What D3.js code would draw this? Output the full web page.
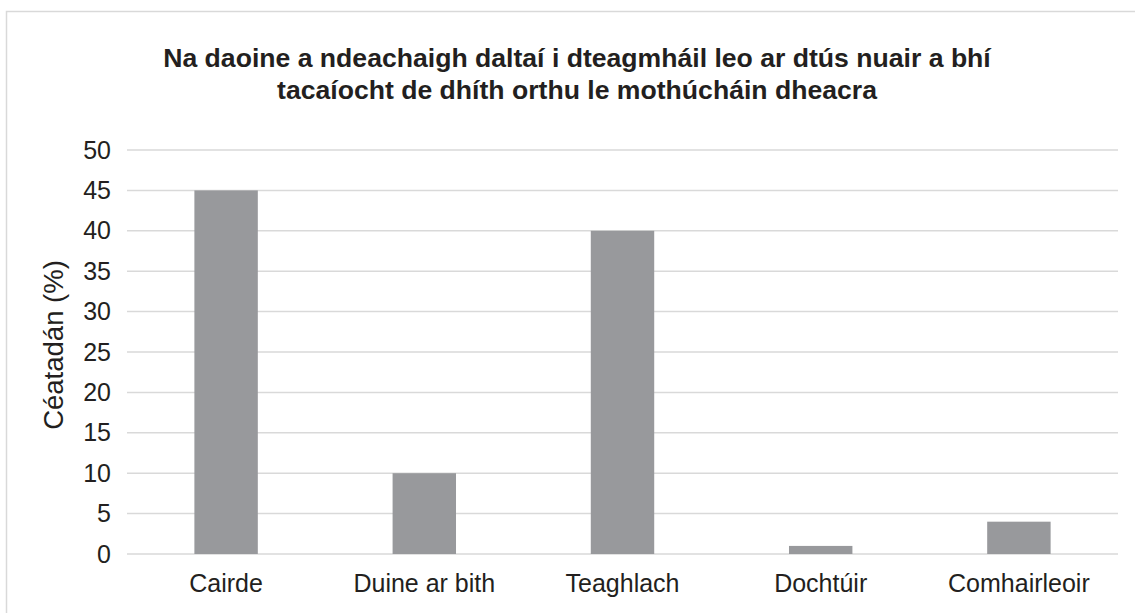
<!DOCTYPE html>
<html>
<head>
<meta charset="utf-8">
<script src="https://cdn.jsdelivr.net/npm/d3@7"></script>
<style>
  html, body { margin: 0; padding: 0; background: #fff; }
  svg { display: block; font-family: Arial, "Liberation Sans", sans-serif; }
</style>
</head>
<body>
<div id="chart"></div>
<script>
const categories = ['Cairde', 'Duine ar bith', 'Teaghlach', 'Dochtúir', 'Comhairleoir'];
const values = [45, 10, 40, 1, 4];
const yTicks = [0, 5, 10, 15, 20, 25, 30, 35, 40, 45, 50];
const titleLines = [
  'Na daoine a ndeachaigh daltaí i dteagmháil leo ar dtús nuair a bhí',
  'tacaíocht de dhíth orthu le mothúcháin dheacra'
];
const yLabel = 'Céatadán (%)';

const width = 1135;
const height = 613;
const margin = { top: 150, right: 17, bottom: 59, left: 127 };
const innerW = width - margin.left - margin.right;
const innerH = height - margin.top - margin.bottom;

const svg = d3.select('#chart')
  .append('svg')
  .attr('width', width)
  .attr('height', height);

// chart frame
svg.append('rect')
  .attr('x', 6.5)
  .attr('y', 11.5)
  .attr('width', width + 10)
  .attr('height', height + 10)
  .attr('fill', 'none')
  .attr('stroke', '#d9d9d9')
  .attr('stroke-width', 1.5);

const g = svg.append('g')
  .attr('transform', `translate(${margin.left},${margin.top})`);

const x = d3.scaleBand()
  .domain(categories)
  .range([0, innerW])
  .paddingInner(0.68)
  .paddingOuter(0.34);

const y = d3.scaleLinear()
  .domain([0, 50])
  .range([innerH, 0]);

// gridlines
g.append('g')
  .selectAll('line')
  .data(yTicks)
  .enter()
  .append('line')
  .attr('x1', 0)
  .attr('x2', innerW)
  .attr('y1', d => y(d))
  .attr('y2', d => y(d))
  .attr('stroke', '#d9d9d9')
  .attr('stroke-width', 1.5);

// bars
g.append('g')
  .selectAll('rect')
  .data(values)
  .enter()
  .append('rect')
  .attr('x', (d, i) => x(categories[i]))
  .attr('width', x.bandwidth())
  .attr('y', d => y(d))
  .attr('height', d => y(0) - y(d))
  .attr('fill', '#98999c');

// y axis
const yAxis = g.append('g')
  .call(d3.axisLeft(y).tickValues(yTicks).tickSize(0).tickPadding(16));
yAxis.select('.domain').remove();
yAxis.selectAll('text')
  .attr('fill', '#231f20')
  .style('font-size', '25px');

// x axis
const xAxis = g.append('g')
  .attr('transform', `translate(0,${innerH})`)
  .call(d3.axisBottom(x).tickSize(0).tickPadding(20));
xAxis.select('.domain').remove();
xAxis.selectAll('text')
  .attr('fill', '#231f20')
  .style('font-size', '25px');

// y label
svg.append('text')
  .attr('transform', `translate(63,345) rotate(-90)`)
  .attr('text-anchor', 'middle')
  .attr('fill', '#231f20')
  .style('font-size', '27.5px')
  .text(yLabel);

// title
svg.append('g')
  .selectAll('text')
  .data(titleLines)
  .enter()
  .append('text')
  .attr('x', 577)
  .attr('y', (d, i) => 67 + i * 32)
  .attr('text-anchor', 'middle')
  .attr('fill', '#231f20')
  .style('font-size', '26.6px')
  .style('font-weight', 'bold')
  .text(d => d);
</script>
</body>
</html>
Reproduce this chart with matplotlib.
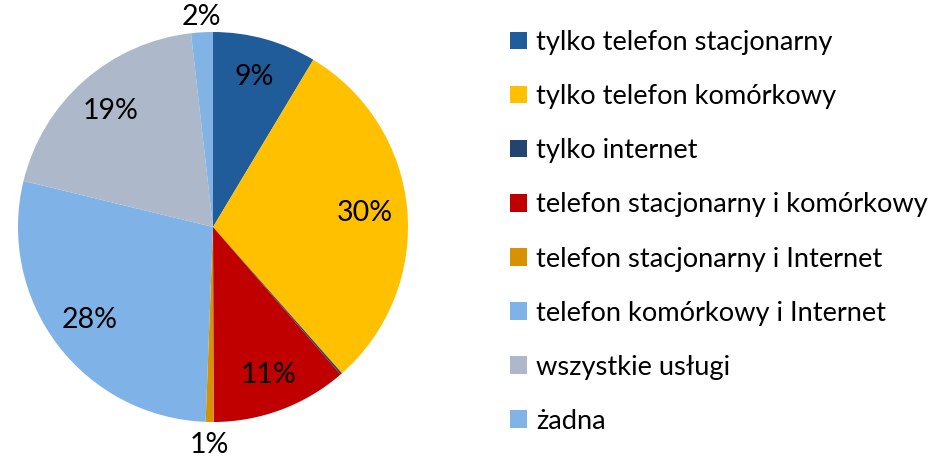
import numpy as np
import matplotlib
matplotlib.use("Agg")
import matplotlib.pyplot as plt
from matplotlib.patches import Patch

plt.rcParams["font.family"] = ["Lato", "DejaVu Sans"]

# ── Data ─────────────────────────────────────────────────
categories = [
    "tylko telefon stacjonarny",
    "tylko telefon komórkowy",
    "tylko internet",
    "telefon stacjonarny i komórkowy",
    "telefon stacjonarny i Internet",
    "telefon komórkowy i Internet",
    "wszystkie usługi",
    "żadna",
]
shares = [8.6, 29.9, 0.15, 11.3, 0.65, 28.2, 19.4, 1.8]
colors = ["#1F5C99", "#FFC000", "#22446E", "#C00000",
          "#D69200", "#7FB2E6", "#ADB9CA", "#82B3E5"]

# label radial distance per slice (None = no label)
label_dist = [0.80, 0.78, None, 0.81, 1.12, 0.79, 0.79, 1.08]

fig = plt.figure(figsize=(9.4, 4.62), dpi=100)
ax = fig.add_axes([18 / 940, 40 / 462, 390 / 940, 390 / 462])

wedges, _ = ax.pie(shares, colors=colors, startangle=90, counterclock=False,
                   radius=1.0, wedgeprops=dict(linewidth=0))
ax.set_xlim(-1, 1)
ax.set_ylim(-1, 1)
ax.set_aspect("equal")

total = sum(shares)
cum = np.cumsum([0] + shares[:-1])
for val, start, d in zip(shares, cum, label_dist):
    if d is None:
        continue
    theta = np.deg2rad((start + val / 2) / total * 360)
    ax.text(d * np.sin(theta), d * np.cos(theta), f"{round(val)}%",
            ha="center", va="center", fontsize=20.5, color="black")

handles = [Patch(facecolor=c, edgecolor="none") for c in colors]
fig.legend(handles, categories, loc="upper left",
           bbox_to_anchor=(510 / 940, 1 - 30 / 462),
           frameon=False, fontsize=19.6, handlelength=0.62, handleheight=0.62,
           handletextpad=0.33, labelspacing=1.07, borderaxespad=0,
           borderpad=0)

fig.savefig("out.png", dpi=100)
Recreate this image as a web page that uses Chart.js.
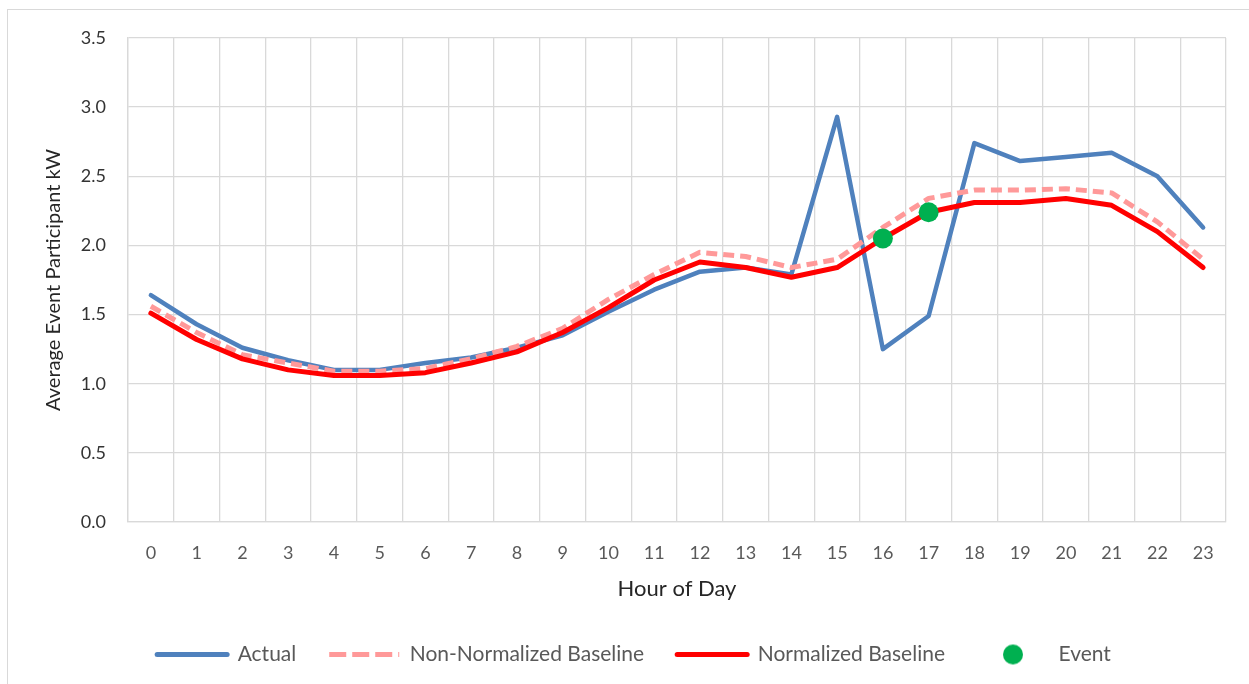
<!DOCTYPE html>
<html>
<head>
<meta charset="utf-8">
<script src="https://cdn.jsdelivr.net/npm/chart.js@4"></script>
<style>
  html, body { margin: 0; padding: 0; background: #fff; }
  #wrap { position: relative; width: 1249px; height: 684px; overflow: hidden; }
  #frame { position: absolute; left: 7px; top: 9px; width: 1260px; height: 700px; border: 1px solid #d9d9d9; box-sizing: border-box; }
  canvas { position: absolute; left: 0; top: 0; }
</style>
</head>
<body>
<div id="wrap">
  <div id="frame"></div>
  <canvas id="grafico" width="1249" height="684"></canvas>
</div>
<script>
const horas = ['0','1','2','3','4','5','6','7','8','9','10','11','12','13','14','15','16','17','18','19','20','21','22','23'];

const actual = [1.64, 1.43, 1.26, 1.17, 1.10, 1.10, 1.15, 1.19, 1.26, 1.35, 1.52, 1.68, 1.81, 1.84, 1.79, 2.93, 1.25, 1.49, 2.74, 2.61, 2.64, 2.67, 2.50, 2.13];
const naoNormalizado = [1.56, 1.37, 1.21, 1.15, 1.09, 1.09, 1.11, 1.18, 1.27, 1.40, 1.61, 1.79, 1.95, 1.92, 1.84, 1.90, 2.13, 2.34, 2.40, 2.40, 2.41, 2.38, 2.17, 1.90];
const normalizado = [1.51, 1.32, 1.18, 1.10, 1.06, 1.06, 1.08, 1.15, 1.23, 1.37, 1.55, 1.75, 1.88, 1.84, 1.77, 1.84, 2.05, 2.24, 2.31, 2.31, 2.34, 2.29, 2.10, 1.84];
const evento = [null, null, null, null, null, null, null, null, null, null, null, null, null, null, null, null, 2.05, 2.24, null, null, null, null, null, null];

const yTicks = [0, 0.5, 1.0, 1.5, 2.0, 2.5, 3.0, 3.5];

const AZUL = '#4f81bd';
const ROSA = '#ff9999';
const VERMELHO = '#ff0000';
const VERDE = '#00b050';
const FONTE = 'Lato';

// bolinha verde da legenda (circulo sem esticar)
const bolinha = document.createElement('canvas');
bolinha.width = 22; bolinha.height = 22;
const bctx = bolinha.getContext('2d');
bctx.fillStyle = VERDE;
bctx.beginPath();
bctx.arc(11, 11, 10, 0, Math.PI * 2);
bctx.fill();

const ctx = document.getElementById('grafico').getContext('2d');

new Chart(ctx, {
  type: 'line',
  data: {
    labels: horas,
    datasets: [
      {
        label: 'Actual',
        data: actual,
        borderColor: AZUL,
        borderWidth: 4.5,
        pointRadius: 0,
        borderJoinStyle: 'round',
        borderCapStyle: 'round',
        order: 4
      },
      {
        label: 'Non-Normalized Baseline',
        data: naoNormalizado,
        borderColor: ROSA,
        borderWidth: 5,
        borderDash: [11, 6],
        pointRadius: 0,
        borderJoinStyle: 'round',
        order: 3
      },
      {
        label: 'Normalized Baseline',
        data: normalizado,
        borderColor: VERMELHO,
        borderWidth: 5,
        pointRadius: 0,
        borderJoinStyle: 'round',
        borderCapStyle: 'round',
        order: 2
      },
      {
        label: 'Event',
        data: evento,
        showLine: false,
        pointRadius: 10,
        pointBackgroundColor: VERDE,
        pointBorderColor: VERDE,
        pointBorderWidth: 0,
        order: 1
      }
    ]
  },
  options: {
    responsive: false,
    animation: false,
    layout: { padding: { left: 42, top: 38, right: 23, bottom: 9 } },
    plugins: {
      tooltip: { enabled: false },
      legend: {
        position: 'bottom',
        labels: {
          usePointStyle: true,
          pointStyleWidth: 70,
          boxHeight: 18,
          padding: 33,
          color: '#595959',
          font: { family: FONTE, size: 21 },
          generateLabels: () => [
            { text: 'Actual', strokeStyle: AZUL, fillStyle: AZUL, lineWidth: 5, lineCap: 'round', lineDash: [], pointStyle: 'line', fontColor: '#595959', hidden: false, datasetIndex: 0 },
            { text: 'Non-Normalized Baseline', strokeStyle: ROSA, fillStyle: ROSA, lineWidth: 5, lineCap: 'butt', lineDash: [17, 6], pointStyle: 'line', fontColor: '#595959', hidden: false, datasetIndex: 1 },
            { text: 'Normalized Baseline', strokeStyle: VERMELHO, fillStyle: VERMELHO, lineWidth: 5, lineCap: 'round', lineDash: [], pointStyle: 'line', fontColor: '#595959', hidden: false, datasetIndex: 2 },
            { text: 'Event', strokeStyle: VERDE, fillStyle: VERDE, lineWidth: 0, lineDash: [], pointStyle: bolinha, fontColor: '#595959', hidden: false, datasetIndex: 3 }
          ]
        }
      }
    },
    scales: {
      x: {
        offset: true,
        grid: { offset: true, color: '#d9d9d9', lineWidth: 1.3, drawTicks: false },
        border: { color: '#d9d9d9', width: 1.3 },
        ticks: { color: '#595959', font: { family: FONTE, size: 18 }, padding: 20, maxRotation: 0, autoSkip: false },
        title: { display: true, text: 'Hour of Day', color: '#262626', font: { family: FONTE, size: 22 }, padding: { top: 0, bottom: 9 } },
        afterFit: (escala) => { escala.height = 89; }
      },
      y: {
        min: 0,
        max: 3.5,
        afterBuildTicks: (escala) => { escala.ticks = yTicks.map(v => ({ value: v })); },
        grid: { color: '#d9d9d9', lineWidth: 1.3, drawTicks: false },
        border: { color: '#d9d9d9', width: 1.3 },
        ticks: { color: '#333333', font: { family: FONTE, size: 18 }, padding: 22, callback: (v) => Number(v).toFixed(1) },
        title: { display: true, text: 'Average Event Participant kW', color: '#262626', font: { family: FONTE, size: 20 }, padding: { top: 0, bottom: 0 } },
        afterFit: (escala) => { escala.width = 86; }
      }
    }
  }
});
</script>
</body>
</html>
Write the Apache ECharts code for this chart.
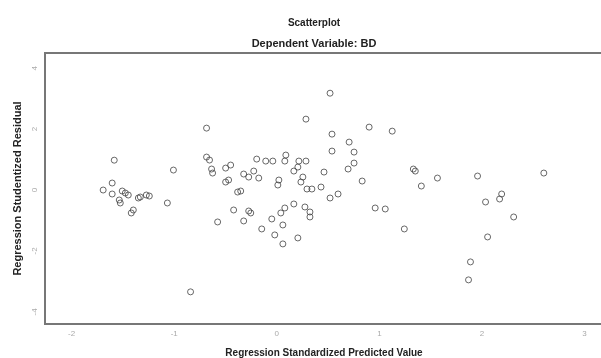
<!DOCTYPE html>
<html>
<head>
<meta charset="utf-8">
<script src="https://cdn.jsdelivr.net/npm/echarts@6/dist/echarts.min.js"></script>
<style>
html,body{margin:0;padding:0;background:#fff;}
#c{width:601px;height:358px;}
</style>
</head>
<body>
<div id="c"></div>
<script>
// Regression Standardized Predicted Value (x)
var predicted = [
 -1.585,-1.008,-1.605,-1.693,-1.605,-1.507,-1.477,-1.448,-1.536,-1.526,
 -1.350,-1.331,-1.272,-1.243,-1.399,-1.419,-1.067,-0.841,
 -0.685,-0.685,-0.656,-0.636,-0.626,-0.499,-0.450,-0.499,-0.470,-0.382,
 -0.352,-0.421,-0.577,-0.323,-0.323,-0.274,-0.225,-0.176,-0.196,-0.108,
 -0.039,0.088,0.078,0.020,0.010,-0.274,-0.254,-0.049,0.039,0.078,
 -0.147,-0.020,0.059,0.059,0.215,0.284,0.205,0.166,0.254,0.235,
 0.294,0.342,0.431,0.519,0.597,0.166,0.274,0.323,0.323,0.205,
 0.519,0.284,0.900,1.125,0.538,0.705,0.538,0.753,0.753,0.695,
 0.460,0.832,0.959,1.057,
 1.331,1.350,1.409,1.566,1.957,2.603,2.192,2.172,2.035,2.309,
 1.243,2.055,1.888,1.869
];
// Regression Studentized Residual (y)
var residual = [
 0.98,0.656,0.23,0.0,-0.131,-0.033,-0.098,-0.164,-0.328,-0.426,
 -0.262,-0.230,-0.164,-0.197,-0.656,-0.754,-0.426,-3.344,
 2.033,1.082,0.984,0.689,0.557,0.721,0.820,0.262,0.328,-0.066,
 -0.033,-0.656,-1.049,-1.016,0.525,0.426,0.623,0.393,1.016,0.951,
 0.951,1.148,0.951,0.328,0.164,-0.689,-0.754,-0.951,-0.754,-0.590,
 -1.279,-1.475,-1.770,-1.148,0.951,0.951,0.754,0.623,0.426,0.262,
 0.033,0.033,0.098,-0.262,-0.131,-0.459,-0.557,-0.721,-0.885,-1.574,
 3.180,2.328,2.066,1.934,1.836,1.574,1.279,1.246,0.885,0.689,
 0.590,0.295,-0.590,-0.623,
 0.689,0.623,0.131,0.393,0.459,0.557,-0.131,-0.295,-0.393,-0.885,
 -1.279,-1.541,-2.361,-2.951
];
var xTicks = [-2,-1,0,1,2,3];
var yTicks = [-4,-2,0,2,4];

var pts = predicted.map(function(v,i){return [v,residual[i]];});
var FONT = '"Liberation Sans", Arial, sans-serif';

var chart = echarts.init(document.getElementById('c'), null, {renderer:'canvas'});
chart.setOption({
  animation:false,
  backgroundColor:'#fff',
  title:[
    {text:'Scatterplot', left:309, top:13, textAlign:'center',
     textStyle:{fontFamily:FONT,fontSize:10,fontWeight:'bold',color:'#222'}},
    {text:'Dependent Variable: BD', left:309, top:33, textAlign:'center',
     textStyle:{fontFamily:FONT,fontSize:11,fontWeight:'bold',color:'#222'}}
  ],
  grid:{left:45, top:53, right:-2, bottom:34, outerBoundsMode:'none', containLabel:false,
        show:true, borderColor:'#777', borderWidth:2, backgroundColor:'#fff'},
  xAxis:{
    type:'value', min:-2.26, max:3.18,
    name:'Regression Standardized Predicted Value', nameLocation:'middle', nameGap:24,
    nameTextStyle:{fontFamily:FONT,fontSize:10,fontWeight:'bold',color:'#222'},
    axisLine:{show:true,onZero:false,lineStyle:{color:'#777',width:2}},
    axisTick:{show:false},
    splitLine:{show:false},
    axisLabel:{customValues:xTicks, color:'#aaa', fontSize:8, fontFamily:FONT, margin:6}
  },
  yAxis:{
    type:'value', min:-4.4, max:4.5,
    name:'Regression Studentized Residual', nameLocation:'middle', nameGap:22, nameRotate:90,
    nameTextStyle:{fontFamily:FONT,fontSize:11,fontWeight:'bold',color:'#222'},
    axisLine:{show:true,onZero:false,lineStyle:{color:'#777',width:2}},
    axisTick:{show:false},
    splitLine:{show:false},
    axisLabel:{customValues:yTicks, color:'#aaa', fontSize:8, fontFamily:FONT, margin:6, rotate:90}
  },
  series:[{
    type:'scatter', data:pts, symbol:'circle', symbolSize:6,
    itemStyle:{color:'rgba(255,255,255,0)', borderColor:'#444', borderWidth:1}
  }]
});
</script>
</body>
</html>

(EXERCISE INSTRUCTIONS)
Begin at the top of the material above and output each line exactly, stopping after the line that holds "const yLabel = 'Céatadán (%)';". Leave out pictures.

(WRITTEN ANSWER)
What D3.js code would draw this? Output the full web page.
<!DOCTYPE html>
<html>
<head>
<meta charset="utf-8">
<script src="https://cdn.jsdelivr.net/npm/d3@7"></script>
<style>
  html, body { margin: 0; padding: 0; background: #fff; }
  svg { display: block; font-family: Arial, "Liberation Sans", sans-serif; }
</style>
</head>
<body>
<div id="chart"></div>
<script>
const categories = ['Cairde', 'Duine ar bith', 'Teaghlach', 'Dochtúir', 'Comhairleoir'];
const values = [45, 10, 40, 1, 4];
const yTicks = [0, 5, 10, 15, 20, 25, 30, 35, 40, 45, 50];
const titleLines = [
  'Na daoine a ndeachaigh daltaí i dteagmháil leo ar dtús nuair a bhí',
  'tacaíocht de dhíth orthu le mothúcháin dheacra'
];
const yLabel = 'Céatadán (%)';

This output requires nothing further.